***** EXTRACTED ENTRIES

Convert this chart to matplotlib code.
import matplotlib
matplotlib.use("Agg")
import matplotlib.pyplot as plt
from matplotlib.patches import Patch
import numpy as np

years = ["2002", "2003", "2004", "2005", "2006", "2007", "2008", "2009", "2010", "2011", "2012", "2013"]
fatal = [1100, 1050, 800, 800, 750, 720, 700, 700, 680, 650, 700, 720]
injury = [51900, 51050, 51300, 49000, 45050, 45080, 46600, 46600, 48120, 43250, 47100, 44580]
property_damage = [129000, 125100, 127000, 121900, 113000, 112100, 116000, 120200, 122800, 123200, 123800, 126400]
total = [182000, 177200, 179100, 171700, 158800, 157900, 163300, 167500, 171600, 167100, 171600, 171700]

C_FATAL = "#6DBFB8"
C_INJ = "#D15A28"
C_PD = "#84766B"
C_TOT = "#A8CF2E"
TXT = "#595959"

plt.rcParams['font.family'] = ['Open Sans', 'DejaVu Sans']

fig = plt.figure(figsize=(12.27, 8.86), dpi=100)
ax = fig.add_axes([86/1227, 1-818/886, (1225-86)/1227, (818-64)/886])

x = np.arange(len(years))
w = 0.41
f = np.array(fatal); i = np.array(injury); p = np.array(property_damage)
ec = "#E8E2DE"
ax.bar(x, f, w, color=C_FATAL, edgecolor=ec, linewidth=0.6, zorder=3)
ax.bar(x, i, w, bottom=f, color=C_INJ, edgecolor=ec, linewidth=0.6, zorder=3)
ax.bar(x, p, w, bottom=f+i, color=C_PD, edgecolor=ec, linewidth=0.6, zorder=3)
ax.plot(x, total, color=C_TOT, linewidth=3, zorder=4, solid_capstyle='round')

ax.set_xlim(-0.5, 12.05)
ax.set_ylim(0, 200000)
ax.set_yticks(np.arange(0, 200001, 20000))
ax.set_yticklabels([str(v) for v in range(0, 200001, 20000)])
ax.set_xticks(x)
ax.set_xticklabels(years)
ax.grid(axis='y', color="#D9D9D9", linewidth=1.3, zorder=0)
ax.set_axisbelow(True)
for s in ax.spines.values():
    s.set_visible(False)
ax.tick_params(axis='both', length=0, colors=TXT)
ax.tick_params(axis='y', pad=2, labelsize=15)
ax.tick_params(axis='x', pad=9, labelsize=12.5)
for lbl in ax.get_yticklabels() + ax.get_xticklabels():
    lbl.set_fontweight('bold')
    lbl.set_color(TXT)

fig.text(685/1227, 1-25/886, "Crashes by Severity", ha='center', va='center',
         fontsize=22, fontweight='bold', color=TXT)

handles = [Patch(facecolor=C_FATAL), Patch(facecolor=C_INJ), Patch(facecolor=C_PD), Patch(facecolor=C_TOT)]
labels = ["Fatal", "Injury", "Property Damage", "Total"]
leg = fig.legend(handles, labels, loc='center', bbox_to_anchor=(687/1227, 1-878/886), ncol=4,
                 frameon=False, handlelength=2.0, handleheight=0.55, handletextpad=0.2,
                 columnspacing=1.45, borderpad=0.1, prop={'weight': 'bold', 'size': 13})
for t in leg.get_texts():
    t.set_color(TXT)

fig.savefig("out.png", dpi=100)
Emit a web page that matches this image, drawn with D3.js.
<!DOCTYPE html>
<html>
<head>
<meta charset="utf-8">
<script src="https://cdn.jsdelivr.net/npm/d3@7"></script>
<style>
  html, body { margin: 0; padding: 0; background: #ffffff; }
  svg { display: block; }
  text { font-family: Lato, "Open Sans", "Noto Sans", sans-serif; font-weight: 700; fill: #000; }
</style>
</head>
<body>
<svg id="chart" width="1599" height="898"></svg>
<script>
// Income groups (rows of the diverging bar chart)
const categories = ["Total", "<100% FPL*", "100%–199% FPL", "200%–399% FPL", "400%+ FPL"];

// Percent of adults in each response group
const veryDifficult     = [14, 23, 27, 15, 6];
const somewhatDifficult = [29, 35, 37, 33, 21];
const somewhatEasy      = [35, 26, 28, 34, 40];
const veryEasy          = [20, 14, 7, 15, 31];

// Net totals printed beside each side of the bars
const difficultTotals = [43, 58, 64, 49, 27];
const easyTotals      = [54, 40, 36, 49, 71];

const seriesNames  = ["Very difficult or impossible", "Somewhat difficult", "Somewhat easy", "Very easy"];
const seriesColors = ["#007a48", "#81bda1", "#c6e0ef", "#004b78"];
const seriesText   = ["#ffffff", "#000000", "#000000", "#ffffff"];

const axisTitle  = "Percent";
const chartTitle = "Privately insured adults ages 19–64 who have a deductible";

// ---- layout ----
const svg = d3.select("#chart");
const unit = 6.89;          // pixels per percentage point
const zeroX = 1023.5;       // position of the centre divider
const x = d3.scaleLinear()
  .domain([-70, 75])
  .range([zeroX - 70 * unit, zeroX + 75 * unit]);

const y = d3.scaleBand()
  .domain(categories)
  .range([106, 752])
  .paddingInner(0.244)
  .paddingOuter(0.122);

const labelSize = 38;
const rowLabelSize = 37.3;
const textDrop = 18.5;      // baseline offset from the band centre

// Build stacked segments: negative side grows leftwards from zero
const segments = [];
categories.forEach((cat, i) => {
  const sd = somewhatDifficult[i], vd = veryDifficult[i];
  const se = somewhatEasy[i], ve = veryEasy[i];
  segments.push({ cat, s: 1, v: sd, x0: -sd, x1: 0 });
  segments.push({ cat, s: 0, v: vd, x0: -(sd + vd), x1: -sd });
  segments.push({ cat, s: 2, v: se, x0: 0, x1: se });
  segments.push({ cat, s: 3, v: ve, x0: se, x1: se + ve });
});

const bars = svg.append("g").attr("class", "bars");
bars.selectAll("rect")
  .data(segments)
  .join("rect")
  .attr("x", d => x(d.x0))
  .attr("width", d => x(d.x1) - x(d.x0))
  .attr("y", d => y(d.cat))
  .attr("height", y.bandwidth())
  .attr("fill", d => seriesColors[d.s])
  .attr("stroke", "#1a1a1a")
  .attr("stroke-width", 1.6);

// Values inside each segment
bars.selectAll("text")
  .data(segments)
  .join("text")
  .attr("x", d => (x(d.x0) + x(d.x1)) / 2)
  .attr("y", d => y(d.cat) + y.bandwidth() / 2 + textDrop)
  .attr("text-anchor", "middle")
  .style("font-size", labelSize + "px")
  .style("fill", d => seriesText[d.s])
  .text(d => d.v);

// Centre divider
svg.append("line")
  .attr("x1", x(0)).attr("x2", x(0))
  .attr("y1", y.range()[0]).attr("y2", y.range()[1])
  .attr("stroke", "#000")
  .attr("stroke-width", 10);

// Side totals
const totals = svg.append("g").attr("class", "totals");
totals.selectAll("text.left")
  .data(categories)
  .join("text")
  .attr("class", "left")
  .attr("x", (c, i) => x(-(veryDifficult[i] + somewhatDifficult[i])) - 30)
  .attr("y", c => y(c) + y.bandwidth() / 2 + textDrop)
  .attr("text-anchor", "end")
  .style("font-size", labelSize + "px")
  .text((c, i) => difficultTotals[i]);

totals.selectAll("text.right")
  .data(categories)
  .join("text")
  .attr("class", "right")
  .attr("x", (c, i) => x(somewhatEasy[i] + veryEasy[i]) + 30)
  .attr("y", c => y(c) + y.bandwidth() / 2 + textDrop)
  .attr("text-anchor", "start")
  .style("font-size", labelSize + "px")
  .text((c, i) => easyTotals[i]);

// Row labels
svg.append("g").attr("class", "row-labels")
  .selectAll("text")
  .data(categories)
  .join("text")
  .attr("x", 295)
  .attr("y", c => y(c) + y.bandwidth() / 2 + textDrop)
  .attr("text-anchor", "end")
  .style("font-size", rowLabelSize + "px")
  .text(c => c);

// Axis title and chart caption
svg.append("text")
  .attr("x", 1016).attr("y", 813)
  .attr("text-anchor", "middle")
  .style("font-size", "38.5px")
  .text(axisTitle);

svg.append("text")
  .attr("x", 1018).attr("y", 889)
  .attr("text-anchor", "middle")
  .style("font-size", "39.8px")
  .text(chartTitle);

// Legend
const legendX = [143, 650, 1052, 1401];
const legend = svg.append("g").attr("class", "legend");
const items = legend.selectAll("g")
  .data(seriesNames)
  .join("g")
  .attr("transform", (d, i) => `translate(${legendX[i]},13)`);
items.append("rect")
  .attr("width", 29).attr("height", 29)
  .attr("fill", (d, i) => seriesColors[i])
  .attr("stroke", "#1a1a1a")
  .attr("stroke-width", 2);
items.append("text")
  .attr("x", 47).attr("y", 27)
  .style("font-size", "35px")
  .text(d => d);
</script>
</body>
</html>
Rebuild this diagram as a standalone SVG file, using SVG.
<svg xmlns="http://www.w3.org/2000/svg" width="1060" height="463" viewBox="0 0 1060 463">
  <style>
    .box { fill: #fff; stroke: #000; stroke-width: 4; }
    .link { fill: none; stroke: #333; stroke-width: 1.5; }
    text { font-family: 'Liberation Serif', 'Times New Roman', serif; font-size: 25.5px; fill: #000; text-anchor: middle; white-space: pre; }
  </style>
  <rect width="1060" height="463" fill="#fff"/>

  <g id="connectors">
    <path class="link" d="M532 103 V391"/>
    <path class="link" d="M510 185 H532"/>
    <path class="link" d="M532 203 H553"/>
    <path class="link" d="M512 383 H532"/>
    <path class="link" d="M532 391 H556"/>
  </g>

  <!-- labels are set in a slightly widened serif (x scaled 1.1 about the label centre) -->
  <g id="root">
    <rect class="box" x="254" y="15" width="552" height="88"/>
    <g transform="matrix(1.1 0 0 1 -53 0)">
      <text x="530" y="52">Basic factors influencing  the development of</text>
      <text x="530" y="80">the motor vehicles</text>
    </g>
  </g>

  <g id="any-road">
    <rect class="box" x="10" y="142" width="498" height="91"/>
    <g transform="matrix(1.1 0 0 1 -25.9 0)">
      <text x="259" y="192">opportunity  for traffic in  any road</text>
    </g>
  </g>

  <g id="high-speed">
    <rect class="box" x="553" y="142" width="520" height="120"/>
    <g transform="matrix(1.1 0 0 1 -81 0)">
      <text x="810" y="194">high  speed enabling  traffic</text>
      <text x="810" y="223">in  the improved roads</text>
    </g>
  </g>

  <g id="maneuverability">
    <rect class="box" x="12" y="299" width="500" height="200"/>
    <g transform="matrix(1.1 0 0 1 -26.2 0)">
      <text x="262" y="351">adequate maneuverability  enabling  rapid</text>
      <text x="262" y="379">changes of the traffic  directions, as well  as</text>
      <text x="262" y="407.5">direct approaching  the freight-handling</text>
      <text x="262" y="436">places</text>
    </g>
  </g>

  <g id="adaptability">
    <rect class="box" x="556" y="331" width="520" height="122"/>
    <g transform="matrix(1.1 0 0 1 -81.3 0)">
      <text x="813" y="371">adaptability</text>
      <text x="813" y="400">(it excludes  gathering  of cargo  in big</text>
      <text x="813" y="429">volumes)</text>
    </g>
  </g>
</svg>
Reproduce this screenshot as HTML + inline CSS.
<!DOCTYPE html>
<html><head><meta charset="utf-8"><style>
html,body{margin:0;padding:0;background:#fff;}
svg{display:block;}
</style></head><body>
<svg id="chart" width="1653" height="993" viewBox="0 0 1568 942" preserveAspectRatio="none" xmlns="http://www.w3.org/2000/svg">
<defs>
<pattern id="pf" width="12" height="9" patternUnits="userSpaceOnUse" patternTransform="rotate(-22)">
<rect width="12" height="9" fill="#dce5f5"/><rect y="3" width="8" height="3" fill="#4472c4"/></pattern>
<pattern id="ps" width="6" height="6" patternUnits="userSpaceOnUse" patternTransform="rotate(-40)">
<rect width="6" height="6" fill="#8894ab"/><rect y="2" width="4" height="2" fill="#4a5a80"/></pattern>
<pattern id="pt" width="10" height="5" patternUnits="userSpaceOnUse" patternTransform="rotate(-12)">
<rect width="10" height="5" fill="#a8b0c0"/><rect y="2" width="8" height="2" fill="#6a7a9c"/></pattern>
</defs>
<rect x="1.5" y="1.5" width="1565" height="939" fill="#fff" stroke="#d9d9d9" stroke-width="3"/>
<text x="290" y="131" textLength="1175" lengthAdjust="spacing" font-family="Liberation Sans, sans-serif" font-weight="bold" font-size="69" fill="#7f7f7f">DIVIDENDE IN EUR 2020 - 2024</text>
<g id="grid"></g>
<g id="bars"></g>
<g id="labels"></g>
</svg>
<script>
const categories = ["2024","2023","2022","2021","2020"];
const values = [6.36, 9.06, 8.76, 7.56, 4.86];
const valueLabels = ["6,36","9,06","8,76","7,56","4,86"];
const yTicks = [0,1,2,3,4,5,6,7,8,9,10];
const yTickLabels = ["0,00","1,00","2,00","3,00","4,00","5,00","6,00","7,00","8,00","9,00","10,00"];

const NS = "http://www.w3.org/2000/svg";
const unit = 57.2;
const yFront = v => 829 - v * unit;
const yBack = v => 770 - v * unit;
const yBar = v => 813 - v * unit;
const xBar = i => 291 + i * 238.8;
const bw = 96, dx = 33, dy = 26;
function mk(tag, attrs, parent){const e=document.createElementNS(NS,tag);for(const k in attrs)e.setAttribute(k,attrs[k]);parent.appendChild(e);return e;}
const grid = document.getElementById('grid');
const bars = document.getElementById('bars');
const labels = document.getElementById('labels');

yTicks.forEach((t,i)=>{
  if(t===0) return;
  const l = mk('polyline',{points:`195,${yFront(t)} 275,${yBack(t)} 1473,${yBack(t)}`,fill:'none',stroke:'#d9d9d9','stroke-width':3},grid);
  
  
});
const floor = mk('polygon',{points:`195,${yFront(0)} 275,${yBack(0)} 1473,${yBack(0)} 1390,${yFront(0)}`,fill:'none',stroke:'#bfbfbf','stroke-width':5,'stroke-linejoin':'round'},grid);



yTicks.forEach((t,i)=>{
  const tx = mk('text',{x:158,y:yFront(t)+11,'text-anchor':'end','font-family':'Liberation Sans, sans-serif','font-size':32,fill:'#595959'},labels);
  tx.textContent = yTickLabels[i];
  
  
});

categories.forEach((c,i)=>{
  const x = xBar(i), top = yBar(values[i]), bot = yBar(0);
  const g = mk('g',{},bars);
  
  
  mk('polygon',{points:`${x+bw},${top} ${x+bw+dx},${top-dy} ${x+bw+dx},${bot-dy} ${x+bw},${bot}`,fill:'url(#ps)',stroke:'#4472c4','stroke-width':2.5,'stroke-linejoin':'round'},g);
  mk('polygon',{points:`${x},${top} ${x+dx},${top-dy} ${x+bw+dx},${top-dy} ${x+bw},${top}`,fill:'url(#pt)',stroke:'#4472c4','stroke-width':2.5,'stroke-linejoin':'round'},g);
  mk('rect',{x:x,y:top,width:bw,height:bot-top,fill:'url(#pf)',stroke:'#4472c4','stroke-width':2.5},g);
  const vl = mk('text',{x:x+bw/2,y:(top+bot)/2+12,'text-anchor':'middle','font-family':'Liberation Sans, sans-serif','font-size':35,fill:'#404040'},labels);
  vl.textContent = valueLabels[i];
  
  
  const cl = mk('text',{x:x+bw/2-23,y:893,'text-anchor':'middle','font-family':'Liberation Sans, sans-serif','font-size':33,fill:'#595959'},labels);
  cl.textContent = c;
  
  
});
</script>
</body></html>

**********

• [WHAT YOU SHOULD DO]: Only the lines from the beginning of the material above through the line with "import numpy as np" are wanted; extract them exactly.

• [WRITTEN RESPONSE]:
Convert this chart to matplotlib code.
import matplotlib
matplotlib.use("Agg")
import matplotlib.pyplot as plt
from matplotlib.patches import Patch
import numpy as np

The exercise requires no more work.